Quick
Transformative
Experience
User Experience, User Interface & Conversion Optimisation for an Australian Health Insurance Provider
· UI/UX Design
The Challenge
The existing website underserved both the business and its users.
Navigation was unclear, the user journey to purchase was unnecessarily complex, and the overall experience didn't hold up against the standard set by major competitors.
Beyond the design problems, the engagement carried its own structural constraints. Budget was tight from the outset, which required careful prioritisation - identifying where design investment would have the most direct impact and sequencing the work accordingly.
Decision-making within the organisation was layered, meaning buy-in for each phase had to be earned, not assumed.

The Process
Research & Analysis
The process began with a structured UX research phase. The target demographic was defined — their needs, motivations, and the specific problems they face when navigating health insurance decisions. A competitive analysis followed, reviewing every major health insurance provider in Australia to identify whether a unified user flow existed across the market, and where the gaps were.
The existing website was then assessed through a heuristic evaluation — examining usability principles, missed opportunities, underdelivered jobs-to-be-done, navigation clarity, information hierarchy, and content effectiveness. The audit produced a clear picture of what wasn't working and why.
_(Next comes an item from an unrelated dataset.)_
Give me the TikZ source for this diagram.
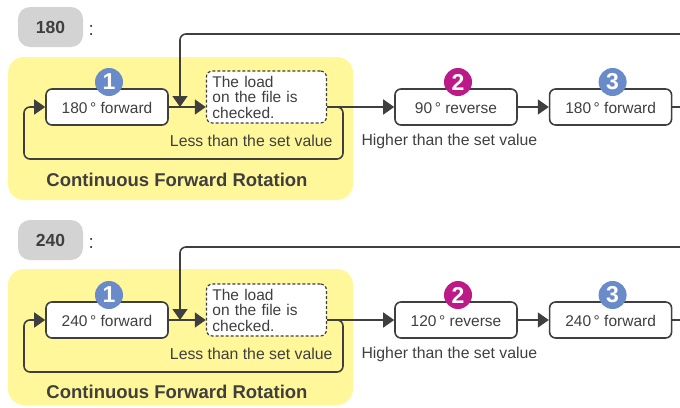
\documentclass[tikz,border=0pt]{standalone}
\usepackage{fontspec}
\setmainfont{Liberation Sans}
\usetikzlibrary{positioning, arrows.meta}

\definecolor{ink}{HTML}{3F3F3F}
\definecolor{zonefill}{HTML}{FFF79A}
\definecolor{tagfill}{HTML}{D3D3D3}
\definecolor{numblue}{HTML}{6A8BC9}
\definecolor{nummag}{HTML}{BC1A87}

\begin{document}
\begin{tikzpicture}[
    x=1pt, y=-1pt,
    every node/.style={text=ink},
    zone/.style={
      rectangle, fill=zonefill, rounded corners=16pt,
      minimum width=345pt, inner sep=0pt
    },
    tag/.style={
      rectangle, fill=tagfill, rounded corners=12pt,
      minimum width=65pt, minimum height=40pt,
      font=\fontsize{17.5}{20}\selectfont\bfseries
    },
    colon/.style={font=\fontsize{19}{20}\selectfont, yshift=-3pt},
    stepbox/.style={
      rectangle, draw=ink, line width=1.6pt, rounded corners=6pt,
      minimum width=122pt, minimum height=36pt, fill=white,
      text height=13pt, text depth=1pt,
      font=\fontsize{15.5}{18}\selectfont
    },
    checkbox/.style={
      rectangle, draw=ink, line width=1.2pt, dash pattern=on 3pt off 2pt,
      rounded corners=6pt, fill=white, text width=108pt, inner xsep=6pt,
      minimum height=52pt, align=left,
      font=\fontsize{15.5}{15.5}\selectfont
    },
    num/.style={
      circle, inner sep=0pt, minimum size=28pt, text=white,
      font=\fontsize{23}{23}\selectfont\bfseries
    },
    note/.style={font=\fontsize{15.8}{18}\selectfont},
    title/.style={font=\fontsize{18.5}{20}\selectfont\bfseries},
    wire/.style={line width=1.6pt, draw=ink, rounded corners=6pt},
    arr/.style={wire, -{Triangle[length=11pt, width=15pt]}}
  ]
    \useasboundingbox (0,0) rectangle (680,407);

    % 180 setting
    \node[zone, minimum height=143pt] (zoneA) at (180.5,128.5) {};
    \node[tag] (tagA) at (50.5,27) {180};
    \node[colon, right=2pt of tagA] (colonA) {:};
    \node[stepbox] (stepA1) at (107,107) {180\,° forward};
    \node[checkbox, right=37pt of stepA1, yshift=10pt] (checkA) {The load\\on the file is\\checked.};
    \node[stepbox] (stepA2) at (456,107) {90\,° reverse};
    \node[stepbox, right=31pt of stepA2] (stepA3) {180\,° forward};
    \node[num, fill=numblue, above=-8pt of stepA1, xshift=2pt] (numA1) {1};
    \node[num, fill=nummag, above=-8pt of stepA2, xshift=2pt] (numA2) {2};
    \node[num, fill=numblue, above=-8pt of stepA3, xshift=2pt] (numA3) {3};
    \node[note, anchor=east] (lessA) at (336,141) {Less than the set value};
    \node[note, anchor=west] (highA) at (358,141) {Higher than the set value};
    \node[title] (titleA) at (177,180) {Continuous Forward Rotation};
    \coordinate (joinA) at (180,107);
    \coordinate (backA) at (680,34);
    \coordinate (exitA) at (680,107);
    \coordinate (loopRA) at (343,159);
    \coordinate (loopLA) at (24,159);
    \draw[arr] (stepA1) -- (checkA.west |- stepA1);
    \draw[arr] (backA) -| (joinA);
    \draw[arr] (checkA.east |- stepA1) -- (stepA2);
    \draw[arr] (checkA.east |- stepA1) -| (loopRA) -- (loopLA) |- (stepA1);
    \draw[arr] (stepA2) -- (stepA3);
    \draw[wire] (stepA3) -- (exitA);

    % 240 setting
    \node[zone, minimum height=136pt] (zoneB) at (180.5,337) {};
    \node[tag] (tagB) at (50.5,240) {240};
    \node[colon, right=2pt of tagB] (colonB) {:};
    \node[stepbox] (stepB1) at (107,320) {240\,° forward};
    \node[checkbox, right=37pt of stepB1, yshift=10pt] (checkB) {The load\\on the file is\\checked.};
    \node[stepbox] (stepB2) at (456,320) {120\,° reverse};
    \node[stepbox, right=31pt of stepB2] (stepB3) {240\,° forward};
    \node[num, fill=numblue, above=-8pt of stepB1, xshift=2pt] (numB1) {1};
    \node[num, fill=nummag, above=-8pt of stepB2, xshift=2pt] (numB2) {2};
    \node[num, fill=numblue, above=-8pt of stepB3, xshift=2pt] (numB3) {3};
    \node[note, anchor=east] (lessB) at (336,354) {Less than the set value};
    \node[note, anchor=west] (highB) at (358,354) {Higher than the set value};
    \node[title] (titleB) at (177,392) {Continuous Forward Rotation};
    \coordinate (joinB) at (180,320);
    \coordinate (backB) at (680,247);
    \coordinate (exitB) at (680,320);
    \coordinate (loopRB) at (343,372);
    \coordinate (loopLB) at (24,372);
    \draw[arr] (stepB1) -- (checkB.west |- stepB1);
    \draw[arr] (backB) -| (joinB);
    \draw[arr] (checkB.east |- stepB1) -- (stepB2);
    \draw[arr] (checkB.east |- stepB1) -| (loopRB) -- (loopLB) |- (stepB1);
    \draw[arr] (stepB2) -- (stepB3);
    \draw[wire] (stepB3) -- (exitB);
  \end{tikzpicture}
\end{document}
Customer Journey Mapping & Wireframing
With the research consolidated, a customer journey map was developed to define exactly what the process of purchasing health insurance looks like from the user's perspective - touchpoints, decision points, friction, and drop-off risk. This became the foundation every subsequent design decision was tested against.
Wireframes were developed to establish how the site would be used by the core demographic - structure, flow, and interaction logic resolved before any visual design began. Concepts were tested and refined until the approach was validated and signed off.

Design & System
Given the time constraints and the nature of the brief, aesthetic ambition was deliberately set aside. The priority was function and conversion - every design decision was made in service of moving users through the journey with as little friction as possible.
Design effort was concentrated on the primary user journey screens alongside a selection of additional pages to establish content block patterns for content-heavy and marketing pages.
A UI system was built in parallel, unifying the design language and giving the development team the structure to build remaining pages consistently and efficiently.

Outcome
Monthly targets have been consistently and materially exceeded.
A research-grounded website that performs measurably better than what it replaced - built under real constraints, approved through a demanding stakeholder process, and continuously improved since launch.
St Lukes remains an active partner. The work continues.
Delivery Context
Delivered by a single designer, working within a tight budget and compressed timelines. Tasks were grouped and sequenced deliberately - identifying where design effort would have the most direct impact on conversion, and progressing steadily without losing momentum.
Stakeholder buy-in at each phase required as much preparation as the work itself; in a large, risk-averse organisation, earning approval is its own discipline. The constraints shaped the approach.